Embora o romance O Idiota tenha sido escrito num período conturbado da vida do artista, isso não impediu que a  obra alcançasse o sucesso que tem hoje. De inspiração na figura do cavaleiro andante Don Quixote e do mestre Jesus Cristo, o romance causou estranheza na sociedade corrompida que julga uma pessoa boa como um louco,  um sonhador ou simplesmente um idiota, como ele é constantemente chamado na história.

O livro, publicado em uma edição caprichada pela Editora Martin Claret traz uma tradução de José Geraldo Vieira. Quem é exigente quanto à tradução original, esta obra foi traduzida do francês, não diretamente do alemão. Mesmo assim, não há muitos pecados cometidos pelo tradutor, pois ele não compromete a obra, só torna-a mais acessível aos brasileiros a ponto de compreendermos tudo da história tal qual como ela é.

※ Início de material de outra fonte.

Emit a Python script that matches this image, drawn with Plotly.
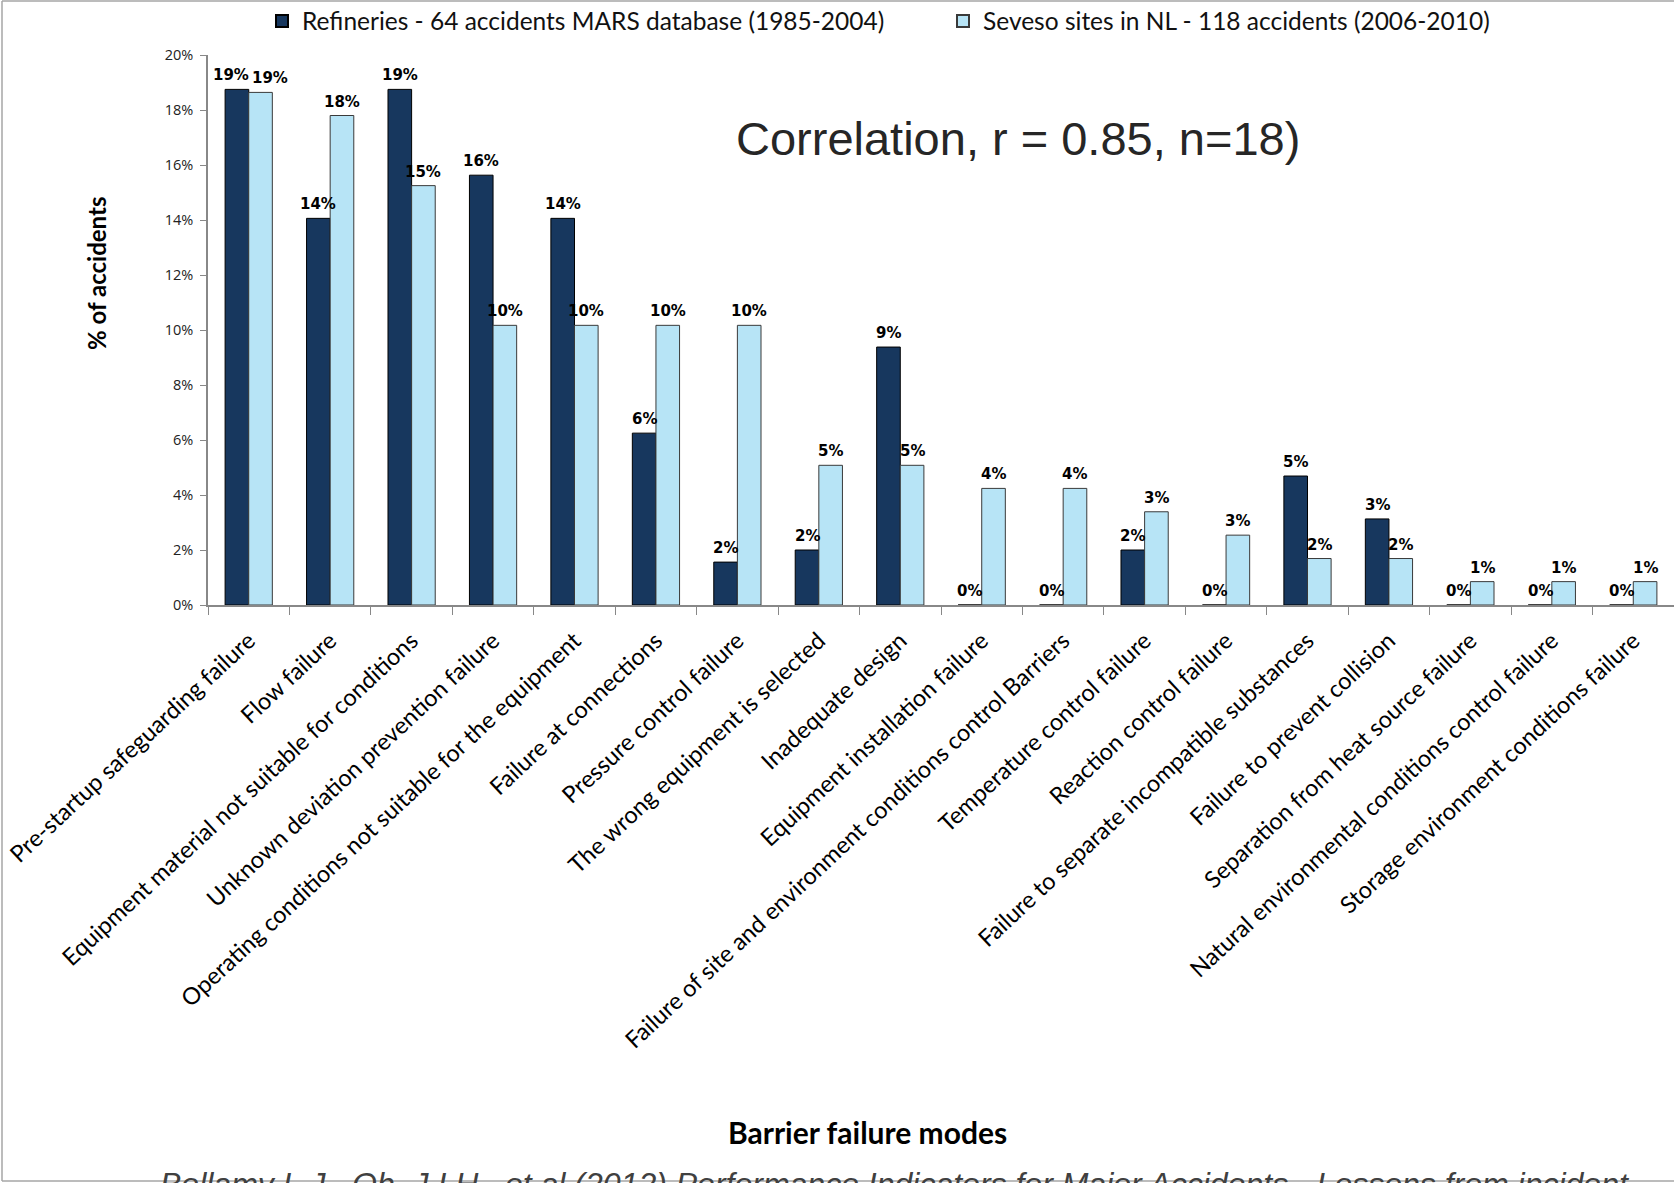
import plotly.graph_objects as go

categories = [
    "Pre-startup safeguarding failure",
    "Flow failure",
    "Equipment material not suitable for conditions",
    "Unknown deviation prevention failure",
    "Operating conditions not suitable for the equipment",
    "Failure at connections",
    "Pressure control failure",
    "The wrong equipment is selected",
    "Inadequate design",
    "Equipment installation failure",
    "Failure of site and environment conditions control Barriers",
    "Temperature control failure",
    "Reaction control failure",
    "Failure to separate incompatible substances",
    "Failure to prevent collision",
    "Separation from heat source failure",
    "Natural environmental conditions control failure",
    "Storage environment conditions failure",
]

# % of accidents (as fractions)
refineries = [0.1875, 0.1406, 0.1875, 0.1563, 0.1406, 0.0625, 0.0156, 0.0200, 0.0938,
              0.0, 0.0, 0.0200, 0.0, 0.0469, 0.0313, 0.0, 0.0, 0.0]
seveso = [0.1864, 0.1780, 0.1525, 0.1017, 0.1017, 0.1017, 0.1017, 0.0508, 0.0508,
          0.0424, 0.0424, 0.0339, 0.0254, 0.0169, 0.0169, 0.0085, 0.0085, 0.0085]

series_names = ["Refineries - 64 accidents MARS database (1985-2004)",
                "Seveso sites in NL - 118 accidents (2006-2010)"]

W, H = 1674, 1183
L, R, T, B = 208, 0, 55, 578
PW = W - L - R
PH = H - T - B
BARGAP = 0.42


def px(x):
    return (x - L) / PW


def py(y):
    return (H - B - y) / PH


fig = go.Figure()
fig.add_trace(go.Bar(
    x=categories, y=refineries, name=series_names[0],
    marker=dict(color="#17375E", line=dict(color="#000000", width=1)),
))
fig.add_trace(go.Bar(
    x=categories, y=seveso, name=series_names[1],
    marker=dict(color="#B7E4F6", line=dict(color="#3a3a3a", width=1)),
))

# data labels (placed over each bar through the axis scales)
cat_w = PW / len(categories)
bar_off = cat_w * (1 - BARGAP) / 4
label_font = dict(family="DejaVu Sans", size=15, color="black")
for c, a, b in zip(categories, refineries, seveso):
    ta, tb = f"{a:.0%}", f"{b:.0%}"
    # push labels apart when they sit at the same height
    clash = abs(a - b) * PH / 0.2 < 16
    sa = -bar_off - (6 if clash else 0)
    sb = bar_off + (9 if clash else 0)
    for v, t, s in ((a, ta, sa), (b, tb, sb)):
        fig.add_annotation(x=c, y=v, xref="x", yref="y", text=f"<b>{t}</b>",
                           showarrow=False, xanchor="center", yanchor="bottom",
                           xshift=s, yshift=3, font=label_font)

fig.update_layout(
    width=W, height=H,
    margin=dict(l=L, r=R, t=T, b=B, autoexpand=False),
    paper_bgcolor="white", plot_bgcolor="white",
    barmode="group", bargap=BARGAP, bargroupgap=0,
    font=dict(family="Lato", color="black"),
    legend=dict(
        orientation="h", x=px(262), y=py(21), xanchor="left", yanchor="middle",
        font=dict(family="Lato", size=24.5, color="#111111"),
        entrywidth=636, entrywidthmode="pixels",
        bgcolor="rgba(0,0,0,0)", itemsizing="constant",
    ),
    xaxis=dict(
        type="category", tickangle=-43, tickson="boundaries",
        ticks="outside", ticklen=8, tickcolor="#888888",
        showline=True, linecolor="#888888", linewidth=1.5,
        tickfont=dict(family="Lato", size=23.5, color="black"),
        ticklabelstandoff=11,
        automargin=False, showgrid=False,
    ),
    yaxis=dict(
        range=[0, 0.2], dtick=0.02, tickformat=".0%",
        ticks="outside", ticklen=6, tickcolor="#888888",
        showline=True, linecolor="#888888", linewidth=1.5,
        tickfont=dict(family="Open Sans", size=14.5, color="#222222"),
        ticklabelstandoff=4,
        showgrid=False, zeroline=False, automargin=False,
    ),
    showlegend=True,
)

annotations = [
    dict(text="Correlation, r = 0.85, n=18)", x=px(1018), y=py(138),
         font=dict(family="Liberation Sans", size=47, color="#262626")),
    dict(text="<b>% of accidents</b>", x=px(96), y=py(274), textangle=-90,
         font=dict(family="Lato", size=24, color="black")),
    dict(text="<b>Barrier failure modes</b>", x=px(867), y=py(1132),
         font=dict(family="Lato", size=30, color="black")),
    dict(text="<i>Bellamy L.J., Oh, J.I.H., et al (2012) Performance Indicators for Major Accidents - Lessons from incident</i>",
         x=px(158), y=py(1164), xanchor="left", yanchor="top",
         font=dict(family="Liberation Sans", size=32, color="#404040")),
]
for a in annotations:
    a.update(xref="paper", yref="paper", showarrow=False)
    a.setdefault("xanchor", "center")
    a.setdefault("yanchor", "middle")
    fig.add_annotation(**a)

border = dict(color="#a6a6a6", width=1.5)
fig.add_shape(type="line", xref="paper", yref="paper", x0=px(2), x1=px(2), y0=py(1), y1=py(1181), line=border)
fig.add_shape(type="line", xref="paper", yref="paper", x0=px(2), x1=px(1674), y0=py(1), y1=py(1), line=border)
fig.add_shape(type="line", xref="paper", yref="paper", x0=px(2), x1=px(1674), y0=py(1181), y1=py(1181), line=border)

fig.write_html("out.html")
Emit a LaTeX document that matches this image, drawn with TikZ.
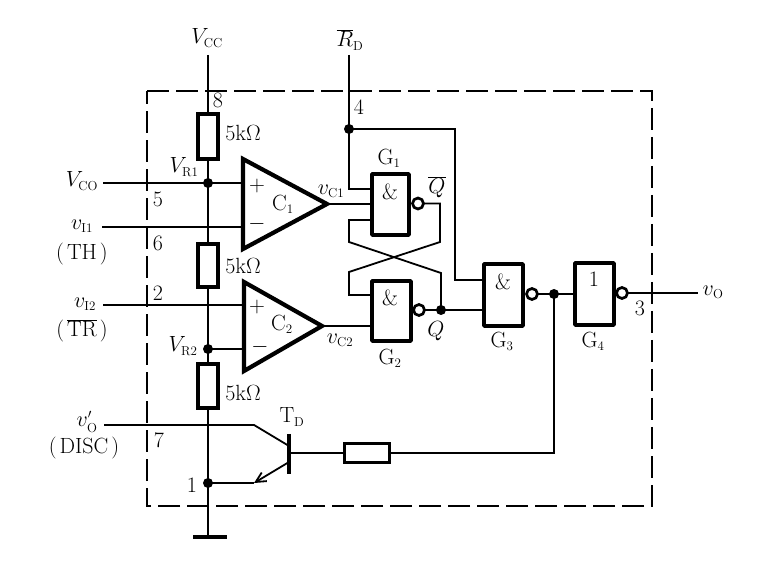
\documentclass[tikz,border=0pt]{standalone}
\usepackage{fix-cm}
\usetikzlibrary{arrows.meta}
\DeclareMathSizes{22}{22}{13}{10}
\newcommand{\lsub}[1]{_{\mathrm{#1}}}
\tikzset{
  wire/.style={line width=1.8pt,line join=miter},
  boxframe/.style={line width=2pt,dash pattern=on 22pt off 7pt},
  gatebox/.style={draw,line width=3.8pt,rectangle,inner sep=0pt,outer sep=0pt,line join=round},
  resbox/.style={draw,line width=3.4pt,rectangle,inner sep=0pt,outer sep=0pt},
  bubble/.style={draw,circle,line width=2.7pt,minimum size=11pt,inner sep=0pt,outer sep=0pt,fill=white},
  dotnode/.style={circle,fill=black,minimum size=10pt,inner sep=0pt,outer sep=0pt},
  opamp/.style={line width=4.2pt,line join=miter},
  lab/.style={font=\fontsize{22}{24}\selectfont,inner sep=0pt,outer sep=0pt},
}
\begin{document}
\begin{tikzpicture}[x=1pt,y=-1pt]
\useasboundingbox (0,0) rectangle (769,569);
% frame
\coordinate (fa) at (147,91);\coordinate (fb) at (652,91);\coordinate (fc) at (652,506);\coordinate (fd) at (147,506);
\draw[boxframe] (fa) -- (fb) -- (fc) -- (fd) -- cycle;
% coordinates
\coordinate (vcc) at (208,55);
\coordinate (rd) at (349,55);
\coordinate (vco) at (103,183);
\coordinate (vi1) at (102,227);
\coordinate (vi2) at (103,305);
\coordinate (vop) at (104,425);
\coordinate (gnd) at (208,537);
\coordinate (gl) at (193,537);\coordinate (gr) at (227,537);
\coordinate (out) at (698,293);
% op-amps
\coordinate (c1a) at (243,159);\coordinate (c1b) at (243,249);\coordinate (c1t) at (327,204);
\coordinate (c2a) at (244,282);\coordinate (c2b) at (244,371);\coordinate (c2t) at (322,326);
% nodes
\node[resbox,minimum width=20pt,minimum height=45pt] (r1) at (208,136.5) {};
\node[resbox,minimum width=20pt,minimum height=43pt] (r2) at (208,265.5) {};
\node[resbox,minimum width=20pt,minimum height=44pt] (r3) at (208,386) {};
\node[resbox,minimum width=45pt,minimum height=19pt,line width=3pt] (rb) at (366.5,453) {};
\node[gatebox,minimum width=37pt,minimum height=61pt] (g1) at (390.5,204.5) {};
\node[gatebox,minimum width=39pt,minimum height=60pt] (g2) at (391.5,311) {};
\node[gatebox,minimum width=39pt,minimum height=62pt] (g3) at (503.5,295) {};
\node[gatebox,minimum width=39pt,minimum height=62pt] (g4) at (594.5,294) {};
\node[bubble] (b1) at (418,203.5) {};
\node[bubble] (b2) at (419,310) {};
\node[bubble] (b3) at (532,294) {};
\node[bubble] (b4) at (622,293) {};
\node[dotnode] (nr1) at (208,183) {};
\node[dotnode] (nr2) at (208,349) {};
\node[dotnode] (n1) at (208,483) {};
\node[dotnode] (nrd) at (349,129) {};
\node[dotnode] (nq) at (441,310) {};
\node[dotnode] (no) at (554,294) {};
% wires
\draw[wire] (vcc) -- (r1.north);
\draw[wire] (r1.south) -- (nr1.center) -- (r2.north);
\draw[wire] (r2.south) -- (nr2.center) -- (r3.north);
\draw[wire] (r3.south) -- (n1.center) -- (gnd);
\draw[line width=4.5pt] (gl) -- (gr);
\draw[wire] (vco) -- (c1a |- vco);
\draw[wire] (vi1) -- (c1a |- vi1);
\draw[wire] (vi2) -- (c2a |- vi2);
\draw[wire] (nr2.center) -- (c2a |- nr2);
% transistor
\coordinate (tk) at (254,425);\coordinate (tc) at (289,446);
\coordinate (tbt) at (289,434);\coordinate (tbb) at (289,474);
\coordinate (tb) at (289,453);
\coordinate (te) at (289,462);\coordinate (tek) at (254,483);
\draw[wire] (vop) -- (tk) -- (tc);
\draw[line width=3.6pt] (tbt) -- (tbb);
\draw[wire] (tek) -- (n1.center);
\draw[wire,-{Straight Barb[length=10pt,width=10pt,line width=1.8pt]}] (te) -- (tek);
\draw[wire] (tb) -- (rb.west);
\draw[wire] (rb.east) -- (no.center |- rb.east) -- (no.center);
% gate wiring
\coordinate (g1t) at (372,189);\coordinate (g1l) at (372,220);
\coordinate (k1) at (349,242);\coordinate (k2) at (441,273);
\coordinate (k3) at (440,242);\coordinate (k4) at (349,272);
\coordinate (g2t) at (372,295);
\coordinate (g3t) at (484,280);
\coordinate (turn) at (455,129);
\draw[wire] (rd) -- (nrd.center) -- (nrd.center |- g1t) -- (g1t);
\draw[wire] (nrd.center) -- (turn) -- (turn |- g3t) -- (g3t);
\draw[wire] (c1t) -- (g1.west |- c1t);
\draw[wire] (c2t) -- (g2.west |- c2t);
\draw[wire] (g1l) -- (k1 |- g1l) -- (k1) -- (k2) -- (k2 |- nq.center);
\draw[wire] (b1.east) -- (k3 |- b1.east) -- (k3) -- (k4) -- (k4 |- g2t) -- (g2t);
\draw[wire] (b2.east) -- (nq.center) -- (g3.west |- nq.center);
\draw[wire] (b3.east) -- (no.center) -- (g4.west |- no.center);
\draw[wire] (b4.east) -- (out);
% op-amp bodies
\draw[opamp] (c1a) -- (c1b) -- (c1t) -- cycle;
\draw[opamp] (c2a) -- (c2b) -- (c2t) -- cycle;
% labels
\node[lab] (tvcc) at (207,38) {$V\lsub{CC}$};
\node[lab] (trd) at (350,40) {$\overline{R}\lsub{D}$};
\node[lab] (t8) at (218,100) {8};
\node[lab] (t4) at (359,107) {4};
\node[lab] (tk1) at (243,133) {5k$\Omega$};
\node[lab] (tk2) at (243,266) {5k$\Omega$};
\node[lab] (tk3) at (243,393) {5k$\Omega$};
\node[lab] (tvr1) at (184,167) {$V\lsub{R1}$};
\node[lab] (tvco) at (82,181) {$V\lsub{CO}$};
\node[lab] (t5) at (158,199) {5};
\node[lab] (tvi1) at (82,226) {$v\lsub{I1}$};
\node[lab] (tth) at (82,254) {(\kern3pt TH\kern3pt)};
\node[lab] (t6) at (158,243) {6};
\node[lab] (t2) at (158,293) {2};
\node[lab] (tvi2) at (85,304) {$v\lsub{I2}$};
\node[lab] (ttr) at (82,331) {(\kern3pt$\overline{\mathrm{TR}}$\kern3pt)};
\node[lab] (tvr2) at (183,346) {$V\lsub{R2}$};
\node[lab] (tvop) at (87,422) {$v'\lsub{O}$};
\node[lab] (tdisc) at (84,448) {(\kern3pt DISC\kern3pt)};
\node[lab] (t7) at (159,440) {7};
\node[lab] (t1) at (192,485) {1};
\node[lab] (ttd) at (292,417) {T$\lsub{D}$};
\node[lab] (tg1) at (389,158) {G$\lsub{1}$};
\node[lab] (tg2) at (390,358) {G$\lsub{2}$};
\node[lab] (tg3) at (502,341) {G$\lsub{3}$};
\node[lab] (tg4) at (593,341) {G$\lsub{4}$};
\node[lab] (ta1) at (390,192) {\&};
\node[lab] (ta2) at (390,298) {\&};
\node[lab] (ta3) at (503,282) {\&};
\node[lab] (to4) at (594,279) {1};
\node[lab] (tc1) at (283,204) {C$\lsub{1}$};
\node[lab] (tc2) at (282,324) {C$\lsub{2}$};
\node[lab] (tp1) at (257,186) {$+$};
\node[lab] (tm1) at (257,224) {$-$};
\node[lab] (tp2) at (257,307) {$+$};
\node[lab] (tm2) at (260,347) {$-$};
\node[lab] (tvc1) at (331,191) {$v\lsub{C1}$};
\node[lab] (tvc2) at (340,340) {$v\lsub{C2}$};
\node[lab] (tqb) at (437,187) {$\overline{Q}$};
\node[lab] (tq) at (436,331) {$Q$};
\node[lab] (t3) at (640,308) {3};
\node[lab] (tvo) at (713,292) {$v\lsub{O}$};
\end{tikzpicture}
\end{document}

Não se entra por acaso numa obra dostoievskiana. Você lê sabendo da complexidade psicológica dos personagens e consciente de que algo vai acontecer com você. Pois como Otto Maria Carpeaux escreveu: "Dostoievski sabe perfeitamente o que quer dizer; mas não sabe sempre o que diz".
O escritor é uma súmula das angústias, incertezas e desesperos de uma humanidade cometida por uma realidade caótica. Quem lê Dostoiévski se depara com uma série de indagações presentes no interior de cada um. Portanto, fica o aviso, ler Dostoiévski, necessita de tempo, calma e reflexão. Por isso a demora em ler este livro.
Complexo, pungente, angustiante, impactante e sincero, a história de Míchkin talvez seja a trama (e drama) de todos aqueles que lutam e buscam construir um mundo melhor ainda acreditando na humanidade por meio de atos bondosos e uma mente sã. Mas no mundo atual, não  há idiotia que resista a tanta mordácia de valores corrompidos... Talvez até exista, mas com certeza esse ser será em algum lugar taxado de louco ou de IDIOTA...

Comentários

  1. Esses livros da Martin Claret são bem legais, clássicos... Gostei da estória da obra, é um pouco grosso mas deve valer a pena. Gostei da resenha.